Begin

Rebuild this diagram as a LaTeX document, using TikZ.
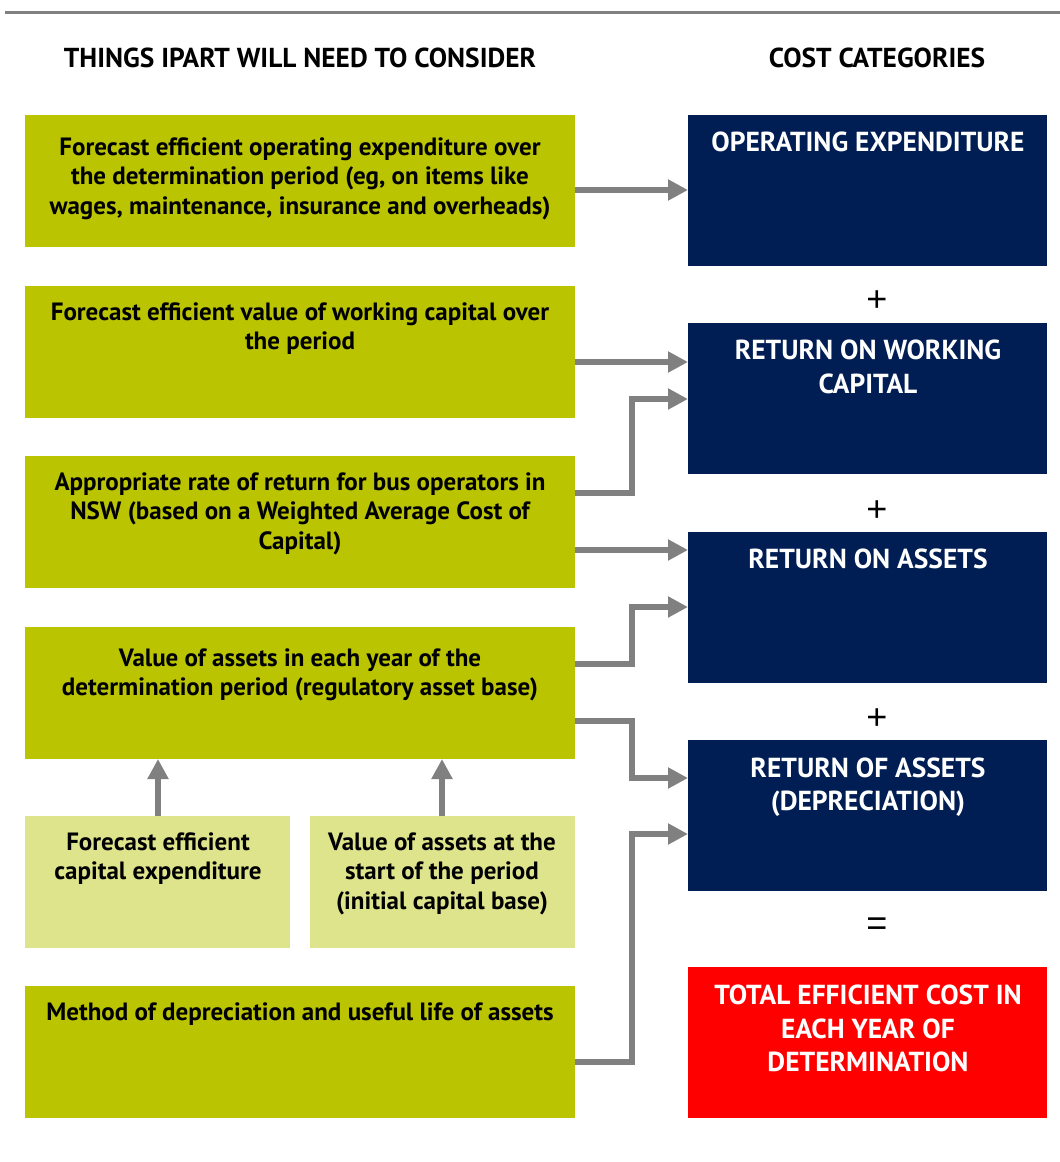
\documentclass[tikz,border=0pt]{standalone}
\usepackage{fontspec}
\setmainfont{PT Sans}
\newfontfamily\opfont{Liberation Sans}
\usetikzlibrary{arrows.meta}
\definecolor{boxgreen}{RGB}{186,196,0}
\definecolor{lightgreen}{RGB}{222,228,140}
\definecolor{navy}{RGB}{0,30,84}
\definecolor{arrowgray}{RGB}{128,128,128}
\begin{document}
\begin{tikzpicture}[x=1pt,y=-1pt,
  box/.style={draw=none, anchor=north west, inner sep=0pt, outer sep=0pt},
  gbox/.style={box, fill=boxgreen, minimum width=550pt, minimum height=132pt},
  sbox/.style={box, fill=lightgreen, minimum width=265pt, minimum height=132pt},
  nbox/.style={box, fill=navy, minimum width=359pt, minimum height=151pt},
  ltext/.style={anchor=base, align=center, inner sep=0pt, font=\fontsize{25}{29.6}\selectfont\bfseries},
  rtext/.style={anchor=base, align=center, inner sep=0pt, text=white, font=\fontsize{27.5}{33.5}\selectfont\bfseries},
  head/.style={anchor=base, inner sep=0pt, font=\fontsize{27.4}{30}\selectfont\bfseries},
  op/.style={inner sep=0pt, font=\opfont\fontsize{36}{36}\selectfont},
  arr/.style={draw=arrowgray, line width=6pt, -{Triangle[length=20pt,width=20pt]}}
]
\useasboundingbox (0,0) rectangle (1060,1162);
\draw[arrowgray, line width=3pt] (5,12.5) -- (1060,12.5);

\node[head] (h1) at (300,67.5) {THINGS IPART WILL NEED TO CONSIDER};
\node[head] (h2) at (877,67.5) {COST CATEGORIES};

% left boxes
\node[gbox] (l1) at (25,115) {};
\node[gbox] (l2) at (25,286) {};
\node[gbox] (l3) at (25,456) {};
\node[gbox] (l4) at (25,627) {};
\node[sbox] (l5a) at (25,816) {};
\node[sbox] (l5b) at (310,816) {};
\node[gbox] (l6) at (25,986) {};

\node[ltext] (t1) at (300,214.2) {Forecast efficient operating expenditure over\\the determination period (eg, on items like\\wages, maintenance, insurance and overheads)};
\node[ltext] (t2) at (300,349.6) {Forecast efficient value of working capital over\\the period};
\node[ltext] (t3) at (300,549.2) {Appropriate rate of return for bus operators in\\NSW (based on a Weighted Average Cost of\\Capital)};
\node[ltext] (t4) at (300,695.6) {Value of assets in each year of the\\determination period (regulatory asset base)};
\node[ltext] (t5a) at (158,879.6) {Forecast efficient\\capital expenditure};
\node[ltext] (t5b) at (442,909.2) {Value of assets at the\\start of the period\\(initial capital base)};
\node[ltext] (t6) at (300,1020) {Method of depreciation and useful life of assets};

% right boxes
\node[nbox] (r1) at (688,115) {};
\node[nbox] (r2) at (688,323) {};
\node[nbox] (r3) at (688,532) {};
\node[nbox] (r4) at (688,740) {};
\node[nbox, fill=red] (r5) at (688,967) {};

\node[rtext] (s1) at (868,151.5) {OPERATING EXPENDITURE};
\node[rtext] (s2) at (868,393) {RETURN ON WORKING\\CAPITAL};
\node[rtext] (s3) at (868,568.5) {RETURN ON ASSETS};
\node[rtext] (s4) at (868,810.5) {RETURN OF ASSETS\\(DEPRECIATION)};
\node[rtext] (s5) at (868,1071.5) {TOTAL EFFICIENT COST IN\\EACH YEAR OF\\DETERMINATION};

\node[op] (p1) at (877,301) {+};
\node[op] (p2) at (877,511) {+};
\node[op] (p3) at (877,719) {+};
\node[op] (eq) at (877,927) {=};

% arrows
\draw[arr] (l1.east |- 0,190) -- (r1.west |- 0,190);
\draw[arr] (l2.east |- 0,362) -- (r2.west |- 0,362);
\draw[arr] (l3.east |- 0,493) -- (632,493) |- (r2.west |- 0,399);
\draw[arr] (l3.east |- 0,550) -- (r3.west |- 0,550);
\draw[arr] (l4.east |- 0,664) -- (632,664) |- (r3.west |- 0,607);
\draw[arr] (l4.east |- 0,721) -- (632,721) |- (r4.west |- 0,778);
\draw[arr] (l6.east |- 0,1062) -- (632,1062) |- (r4.west |- 0,834);
\draw[arr] (l5a.north -| t5a) -- (l4.south -| t5a);
\draw[arr] (l5b.north -| t5b) -- (l4.south -| t5b);
\end{tikzpicture}
\end{document}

End

Output the lines above in full and exactly as given, omitting any pictures.

Rebuild this diagram as a LaTeX document, using TikZ.
\documentclass[tikz,border=0pt]{standalone}
\usepackage{fontspec}
\setmainfont{PT Sans}
\newfontfamily\opfont{Liberation Sans}
\usetikzlibrary{arrows.meta}
\definecolor{boxgreen}{RGB}{186,196,0}
\definecolor{lightgreen}{RGB}{222,228,140}
\definecolor{navy}{RGB}{0,30,84}
\definecolor{arrowgray}{RGB}{128,128,128}
\begin{document}
\begin{tikzpicture}[x=1pt,y=-1pt,
  box/.style={draw=none, anchor=north west, inner sep=0pt, outer sep=0pt},
  gbox/.style={box, fill=boxgreen, minimum width=550pt, minimum height=132pt},
  sbox/.style={box, fill=lightgreen, minimum width=265pt, minimum height=132pt},
  nbox/.style={box, fill=navy, minimum width=359pt, minimum height=151pt},
  ltext/.style={anchor=base, align=center, inner sep=0pt, font=\fontsize{25}{29.6}\selectfont\bfseries},
  rtext/.style={anchor=base, align=center, inner sep=0pt, text=white, font=\fontsize{27.5}{33.5}\selectfont\bfseries},
  head/.style={anchor=base, inner sep=0pt, font=\fontsize{27.4}{30}\selectfont\bfseries},
  op/.style={inner sep=0pt, font=\opfont\fontsize{36}{36}\selectfont},
  arr/.style={draw=arrowgray, line width=6pt, -{Triangle[length=20pt,width=20pt]}}
]
\useasboundingbox (0,0) rectangle (1060,1162);
\draw[arrowgray, line width=3pt] (5,12.5) -- (1060,12.5);

\node[head] (h1) at (300,67.5) {THINGS IPART WILL NEED TO CONSIDER};
\node[head] (h2) at (877,67.5) {COST CATEGORIES};

% left boxes
\node[gbox] (l1) at (25,115) {};
\node[gbox] (l2) at (25,286) {};
\node[gbox] (l3) at (25,456) {};
\node[gbox] (l4) at (25,627) {};
\node[sbox] (l5a) at (25,816) {};
\node[sbox] (l5b) at (310,816) {};
\node[gbox] (l6) at (25,986) {};

\node[ltext] (t1) at (300,214.2) {Forecast efficient operating expenditure over\\the determination period (eg, on items like\\wages, maintenance, insurance and overheads)};
\node[ltext] (t2) at (300,349.6) {Forecast efficient value of working capital over\\the period};
\node[ltext] (t3) at (300,549.2) {Appropriate rate of return for bus operators in\\NSW (based on a Weighted Average Cost of\\Capital)};
\node[ltext] (t4) at (300,695.6) {Value of assets in each year of the\\determination period (regulatory asset base)};
\node[ltext] (t5a) at (158,879.6) {Forecast efficient\\capital expenditure};
\node[ltext] (t5b) at (442,909.2) {Value of assets at the\\start of the period\\(initial capital base)};
\node[ltext] (t6) at (300,1020) {Method of depreciation and useful life of assets};

% right boxes
\node[nbox] (r1) at (688,115) {};
\node[nbox] (r2) at (688,323) {};
\node[nbox] (r3) at (688,532) {};
\node[nbox] (r4) at (688,740) {};
\node[nbox, fill=red] (r5) at (688,967) {};

\node[rtext] (s1) at (868,151.5) {OPERATING EXPENDITURE};
\node[rtext] (s2) at (868,393) {RETURN ON WORKING\\CAPITAL};
\node[rtext] (s3) at (868,568.5) {RETURN ON ASSETS};
\node[rtext] (s4) at (868,810.5) {RETURN OF ASSETS\\(DEPRECIATION)};
\node[rtext] (s5) at (868,1071.5) {TOTAL EFFICIENT COST IN\\EACH YEAR OF\\DETERMINATION};

\node[op] (p1) at (877,301) {+};
\node[op] (p2) at (877,511) {+};
\node[op] (p3) at (877,719) {+};
\node[op] (eq) at (877,927) {=};

% arrows
\draw[arr] (l1.east |- 0,190) -- (r1.west |- 0,190);
\draw[arr] (l2.east |- 0,362) -- (r2.west |- 0,362);
\draw[arr] (l3.east |- 0,493) -- (632,493) |- (r2.west |- 0,399);
\draw[arr] (l3.east |- 0,550) -- (r3.west |- 0,550);
\draw[arr] (l4.east |- 0,664) -- (632,664) |- (r3.west |- 0,607);
\draw[arr] (l4.east |- 0,721) -- (632,721) |- (r4.west |- 0,778);
\draw[arr] (l6.east |- 0,1062) -- (632,1062) |- (r4.west |- 0,834);
\draw[arr] (l5a.north -| t5a) -- (l4.south -| t5a);
\draw[arr] (l5b.north -| t5b) -- (l4.south -| t5b);
\end{tikzpicture}
\end{document}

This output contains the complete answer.